娘が最初に歩いた時のことをとても良く覚えている。彼女を風呂に入れようと適当な場所につかまり立たせて私が服を脱がしていた。最後にぱんぱんに膨らんだオムツを脱がそうとしたとき、その短い脚がヨッチと私の方へ動き、あれよあれよと思っているうちに二歩三歩と歩いたのだ。あわててスマホを手に取って歩く娘を撮影した。なぜあの半裸のタイミングだったのか。私や夫が見る分にはかわいい動画や写真だが、人に見せにくい映像となってしまった。あぁ、そうだ。初めての寝返りの時のこともくっきり思い出せる。娘を床に転がしておもちゃで遊んでいた時だ。気づいたらコロリと転がっていて、それが寝返りだと気づくのに一瞬遅れたくらいだった。その日は適当な毛玉がたくさんついた灰色のお下がりの服を着せていて、もし今日が初寝返りの日だとわかっていたらもっとかわいい服を着せたのにと悔やんだのを覚えている。『できるようになった瞬間』というものは記憶に残りやすい。だが、反対に『やらなくなった瞬間』というものは記憶にならないのだなと思う。ミニトマトを最初に爆発させずに食べたのはいったいいつだったのか、私は一つも覚えていない。

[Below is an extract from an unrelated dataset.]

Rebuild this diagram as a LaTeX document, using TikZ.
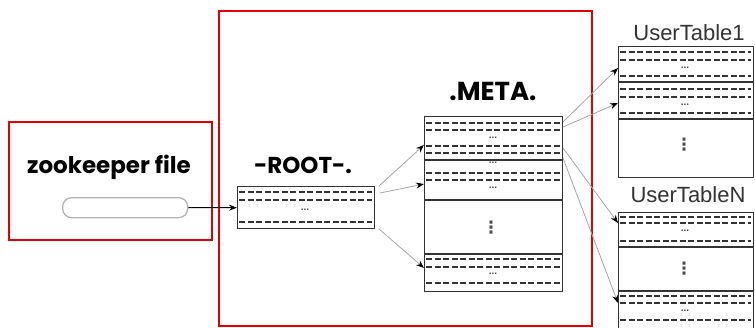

ミニトマトが爆発しなくなった娘だが、彼女はまだまだおにぎりやトルティーヤ、今川焼を爆発させている。たぶんあれは彼女の持ち方が悪い。両手の指先で皮の一部分をキュッと握るから、外の皮がベローと外側に向かってめくれて中の具が飛び出すのだ。悲鳴を上げながら中の具を必死に食べる娘がかわいいので、なんとなく正しい食べ方を教えないでいる。

まぁ、そのうち自分で必勝法を編み出すでしょう。